As we've written about before, we've built Apigee to be highly available. However, our architecture is still somewhat vulnerable at the data center level. Last night Amazon Web Services had a power outage in an Availability Zone in the US East Availability Region that by sheer chance took down Apigee's entire ServiceNet cluster (Sonoa's enterprise-grade API management solution). This affected the API traffic for all Apigee users.
- At 2:23 AM PDT a power distribution unit malfunctioned, which brought down our instances at 2:32.
- By 2:36, our engineering team were already scrambling to discover the extent of the problem, which took about 20 minutes due to the degree of the failure.
- At 3:04 a work-around had been deployed and Apigee was back online.
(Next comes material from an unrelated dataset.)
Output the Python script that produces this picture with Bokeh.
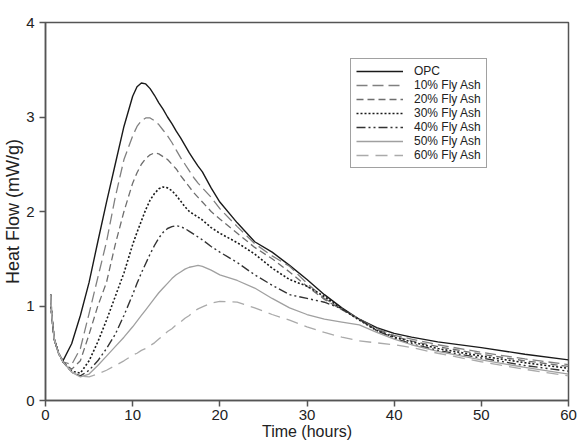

In the end, thanks to quick work by the engineering team, Apigee was down for less time than the AWS outage lasted. Until now, Apigee had only been down for 5 minutes (also in this past week) during a planned server migration—something which we have now designed into our scripts to avoid in the future.
This kind of failure is something we've known about and already designed a solution for; however, it's going to require some significant engineering work to implement. Our plan is to stripe our service across data centers. We expect to have this solution in place in the next 4-6 months. When that happens, any outage will failover to the redundant datacenter, which will result in downtime of less than a minute. Keep in mind that Amazon Web Services only has a guaranteed uptime of 99.95% by region, making it impossible for us to exceed while being in a single region.
Providing bullet-proof service is of critical importance to our users. If you have any questions, concerns, or suggestions about availability, please let us know in the comments or on http://support.apigee.com. We apologize for any trouble this
Addendum: We did also discover that we weren't properly monitoring the service that handles our SSL traffic, resulting in a longer downtime of roughly four hours. Thanks to Jonathan who reported the outage in the support forum. This was an oversite and has since been added to our Nagios monitoring system.
Addendum 2: We also have plans to provide a status page for Apigee soon. We'll post details as we get closer.
Addendum 3: At 5:39 PDT today AWS reported a 2nd outage affecting the very same boxes (our systems registered the outage at 5:32). We scrambled to recover, bringing full service back online by 5:52. All systems are currently working properly.